Put away your gears when it is getting risky. There were a few situations when I had to store my camera (going downhill, inside a dense forest, etc.) and was really happy to have done so…
From a car
If you happen to go on a 4×4 trip to Atacama or Uyuni, you’ll realize that your driver won’t be able to stop every time you wish. In other words, you’ll have to take pictures from an opened window when the car is moving. I must admit that this is very hard to get a good shot when you’re going through a bad dust road or just no road at all.
Use a minimum focal length of 70mm. Anything wider will capture what’s close to the car, which will inevitably get blurry.
Pick a speed of 1/1000 minimum, use dynamic autofocus, and shoot bursts. If you’re lucky you’ll get a few decent shots (but don’t expect a technically perfect picture).
Make sure that your camera is secured around your neck (or use your blackrapid strap): if the car breaks or if you hit a bump, you may hurt yourself or someone else in the car.
From a plane
Sit at the front if you can to avoid getting the wings in your viewfinder. Also look at seats with full or more accessible windows.
Watch out for backlighting: check the direction of the flight and where the sun is located to avoid backlighting.
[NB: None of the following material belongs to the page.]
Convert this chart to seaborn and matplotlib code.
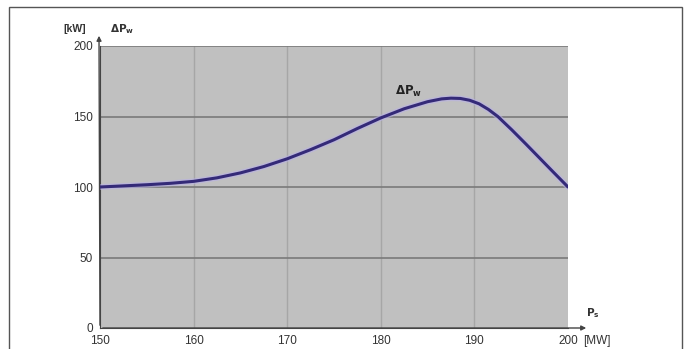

It can also help you choose on which side of the plane you’ll want to sit. For short flights, ask people at the check-in desk where the best view will be.
Be cautious of window reflection. On small aircrafts, this is less of an issue as you don’t have 2 layers of glass. On large commercial airplanes, use magazines, remove your lens hood and ask your companion to help you get rid of reflections. It’s usually easier to take pictures with a compact camera if you can’t easily move around (or are not allowed to carry a large camera).
For Nazca I used my 70-200mm to fill up the frame with the figures. The polariser also helped a bit to get rid of the window reflection. Since the plane is moving, I went with pretty high speed (above 1/1000) and a large aperture, which gave me pretty decent results.